*Dataset section*.

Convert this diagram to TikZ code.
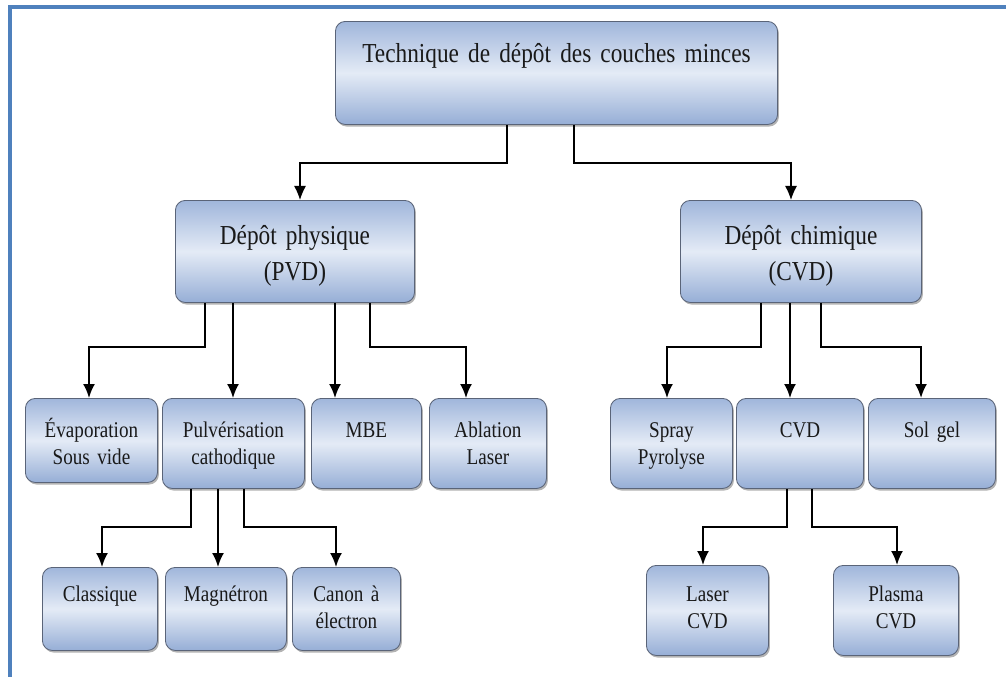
\documentclass[tikz,border=0pt]{standalone}
\usepackage{fontspec}
\setmainfont[FakeStretch=0.85, WordSpace=0.7]{Liberation Serif}
\usetikzlibrary{arrows.meta,shadows}
\definecolor{cadre}{RGB}{79,129,189}
\definecolor{bleuhaut}{RGB}{160,182,219}
\definecolor{bleumilieu}{RGB}{228,235,246}
\definecolor{bleubas}{RGB}{150,174,214}
\definecolor{bord}{RGB}{90,100,120}

\begin{document}
\begin{tikzpicture}[x=0.025cm, y=-0.025cm, >={Latex[length=3.5mm,width=3mm]},
		bloc/.style={rectangle, rounded corners=7pt, draw=bord, line width=0.6pt,
			top color=bleuhaut, bottom color=bleubas, middle color=bleumilieu,
			drop shadow={shadow xshift=1pt, shadow yshift=-1.5pt, opacity=0.6},
			anchor=north west, inner sep=0pt, align=center, text=black!90},
		niv0/.style={bloc, font=\fontsize{19.5}{26}\selectfont, text height=1.025cm, text depth=1.55cm},
		niv1/.style={bloc, font=\fontsize{19.5}{26}\selectfont, text height=1.1cm, text depth=1.45cm},
		niv2/.style={bloc, font=\fontsize{16}{19.3}\selectfont, text height=0.975cm, text depth=1.275cm},
		niv3/.style={bloc, font=\fontsize{16}{19.3}\selectfont, text height=0.85cm, text depth=1.225cm},
		fil/.style={->, line width=0.9pt},
		trait/.style={->, line width=1.4pt}]
	\useasboundingbox (0,0) rectangle (1006,677);
	\draw[cadre, line width=2.2pt] (10,677) -- (10,7) -- (1006,7);

	% boites
	\node[niv0, text width=11.05cm] (tech) at (335,21) {Technique de dépôt des couches minces};
	\node[niv1, text width=5.975cm] (pvd) at (175,200) {Dépôt physique\\(PVD)};
	\node[niv1, text width=6.025cm] (cvdc) at (680,200) {Dépôt chimique\\(CVD)};

	\node[niv2, text width=3.3cm, text depth=1.125cm] (evap) at (25,398) {Évaporation\\Sous vide};
	\node[niv2, text width=3.55cm] (pulv) at (162,398) {Pulvérisation\\cathodique};
	\node[niv2, text width=2.75cm] (mbe) at (311,398) {MBE};
	\node[niv2, text width=2.925cm] (abl) at (429,398) {Ablation\\Laser};
	\node[niv2, text width=3.05cm] (spray) at (610,398) {Spray\\Pyrolyse};
	\node[niv2, text width=3.175cm] (cvd) at (736,398) {CVD};
	\node[niv2, text width=3.175cm] (solgel) at (868,398) {Sol gel};

	\node[niv3, text width=2.875cm] (classique) at (42,567) {Classique};
	\node[niv3, text width=3.025cm] (magn) at (165,567) {Magnétron};
	\node[niv3, text width=2.7cm] (canon) at (292,567) {Canon à\\électron};
	\node[niv3, text width=3.05cm, text height=0.9cm, text depth=1.35cm] (lcvd) at (646,565) {Laser\\CVD};
	\node[niv3, text width=3.125cm, text height=0.9cm, text depth=1.35cm] (pcvd) at (833,565) {Plasma\\CVD};

	% fleches
	\draw[fil] (tech.south -| 507,0) -- (507,163) -| (pvd.north -| 300,0);
	\draw[fil] (tech.south -| 574,0) -- (574,163) -| (cvdc.north -| 791,0);

	\draw[trait] (pvd.south -| 205,0) -- (205,347) -| (evap.north -| 89,0);
	\draw[trait] (pvd.south -| 233,0) -- (pulv.north -| 233,0);
	\draw[trait] (pvd.south -| 335,0) -- (mbe.north -| 335,0);
	\draw[trait] (pvd.south -| 370,0) -- (370,347) -| (abl.north -| 466,0);
	\draw[trait] (cvdc.south -| 761,0) -- (761,347) -| (spray.north -| 667,0);
	\draw[trait] (cvdc.south -| 790,0) -- (cvd.north -| 790,0);
	\draw[trait] (cvdc.south -| 821,0) -- (821,347) -| (solgel.north -| 921,0);

	\draw[trait] (pulv.south -| 191,0) -- (191,527) -| (classique.north -| 102,0);
	\draw[trait] (pulv.south -| 218,0) -- (magn.north -| 218,0);
	\draw[trait] (pulv.south -| 244,0) -- (244,527) -| (canon.north -| 336,0);
	\draw[trait] (cvd.south -| 787,0) -- (787,527) -| (lcvd.north -| 703,0);
	\draw[trait] (cvd.south -| 812,0) -- (812,527) -| (pcvd.north -| 897,0);
\end{tikzpicture}
\end{document}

*The problem*.
Exclude the pictures, and transcribe all of the material exactly.

*Answer to this exercise*.
Convert this diagram to TikZ code.
\documentclass[tikz,border=0pt]{standalone}
\usepackage{fontspec}
\setmainfont[FakeStretch=0.85, WordSpace=0.7]{Liberation Serif}
\usetikzlibrary{arrows.meta,shadows}
\definecolor{cadre}{RGB}{79,129,189}
\definecolor{bleuhaut}{RGB}{160,182,219}
\definecolor{bleumilieu}{RGB}{228,235,246}
\definecolor{bleubas}{RGB}{150,174,214}
\definecolor{bord}{RGB}{90,100,120}

\begin{document}
\begin{tikzpicture}[x=0.025cm, y=-0.025cm, >={Latex[length=3.5mm,width=3mm]},
		bloc/.style={rectangle, rounded corners=7pt, draw=bord, line width=0.6pt,
			top color=bleuhaut, bottom color=bleubas, middle color=bleumilieu,
			drop shadow={shadow xshift=1pt, shadow yshift=-1.5pt, opacity=0.6},
			anchor=north west, inner sep=0pt, align=center, text=black!90},
		niv0/.style={bloc, font=\fontsize{19.5}{26}\selectfont, text height=1.025cm, text depth=1.55cm},
		niv1/.style={bloc, font=\fontsize{19.5}{26}\selectfont, text height=1.1cm, text depth=1.45cm},
		niv2/.style={bloc, font=\fontsize{16}{19.3}\selectfont, text height=0.975cm, text depth=1.275cm},
		niv3/.style={bloc, font=\fontsize{16}{19.3}\selectfont, text height=0.85cm, text depth=1.225cm},
		fil/.style={->, line width=0.9pt},
		trait/.style={->, line width=1.4pt}]
	\useasboundingbox (0,0) rectangle (1006,677);
	\draw[cadre, line width=2.2pt] (10,677) -- (10,7) -- (1006,7);

	% boites
	\node[niv0, text width=11.05cm] (tech) at (335,21) {Technique de dépôt des couches minces};
	\node[niv1, text width=5.975cm] (pvd) at (175,200) {Dépôt physique\\(PVD)};
	\node[niv1, text width=6.025cm] (cvdc) at (680,200) {Dépôt chimique\\(CVD)};

	\node[niv2, text width=3.3cm, text depth=1.125cm] (evap) at (25,398) {Évaporation\\Sous vide};
	\node[niv2, text width=3.55cm] (pulv) at (162,398) {Pulvérisation\\cathodique};
	\node[niv2, text width=2.75cm] (mbe) at (311,398) {MBE};
	\node[niv2, text width=2.925cm] (abl) at (429,398) {Ablation\\Laser};
	\node[niv2, text width=3.05cm] (spray) at (610,398) {Spray\\Pyrolyse};
	\node[niv2, text width=3.175cm] (cvd) at (736,398) {CVD};
	\node[niv2, text width=3.175cm] (solgel) at (868,398) {Sol gel};

	\node[niv3, text width=2.875cm] (classique) at (42,567) {Classique};
	\node[niv3, text width=3.025cm] (magn) at (165,567) {Magnétron};
	\node[niv3, text width=2.7cm] (canon) at (292,567) {Canon à\\électron};
	\node[niv3, text width=3.05cm, text height=0.9cm, text depth=1.35cm] (lcvd) at (646,565) {Laser\\CVD};
	\node[niv3, text width=3.125cm, text height=0.9cm, text depth=1.35cm] (pcvd) at (833,565) {Plasma\\CVD};

	% fleches
	\draw[fil] (tech.south -| 507,0) -- (507,163) -| (pvd.north -| 300,0);
	\draw[fil] (tech.south -| 574,0) -- (574,163) -| (cvdc.north -| 791,0);

	\draw[trait] (pvd.south -| 205,0) -- (205,347) -| (evap.north -| 89,0);
	\draw[trait] (pvd.south -| 233,0) -- (pulv.north -| 233,0);
	\draw[trait] (pvd.south -| 335,0) -- (mbe.north -| 335,0);
	\draw[trait] (pvd.south -| 370,0) -- (370,347) -| (abl.north -| 466,0);
	\draw[trait] (cvdc.south -| 761,0) -- (761,347) -| (spray.north -| 667,0);
	\draw[trait] (cvdc.south -| 790,0) -- (cvd.north -| 790,0);
	\draw[trait] (cvdc.south -| 821,0) -- (821,347) -| (solgel.north -| 921,0);

	\draw[trait] (pulv.south -| 191,0) -- (191,527) -| (classique.north -| 102,0);
	\draw[trait] (pulv.south -| 218,0) -- (magn.north -| 218,0);
	\draw[trait] (pulv.south -| 244,0) -- (244,527) -| (canon.north -| 336,0);
	\draw[trait] (cvd.south -| 787,0) -- (787,527) -| (lcvd.north -| 703,0);
	\draw[trait] (cvd.south -| 812,0) -- (812,527) -| (pcvd.north -| 897,0);
\end{tikzpicture}
\end{document}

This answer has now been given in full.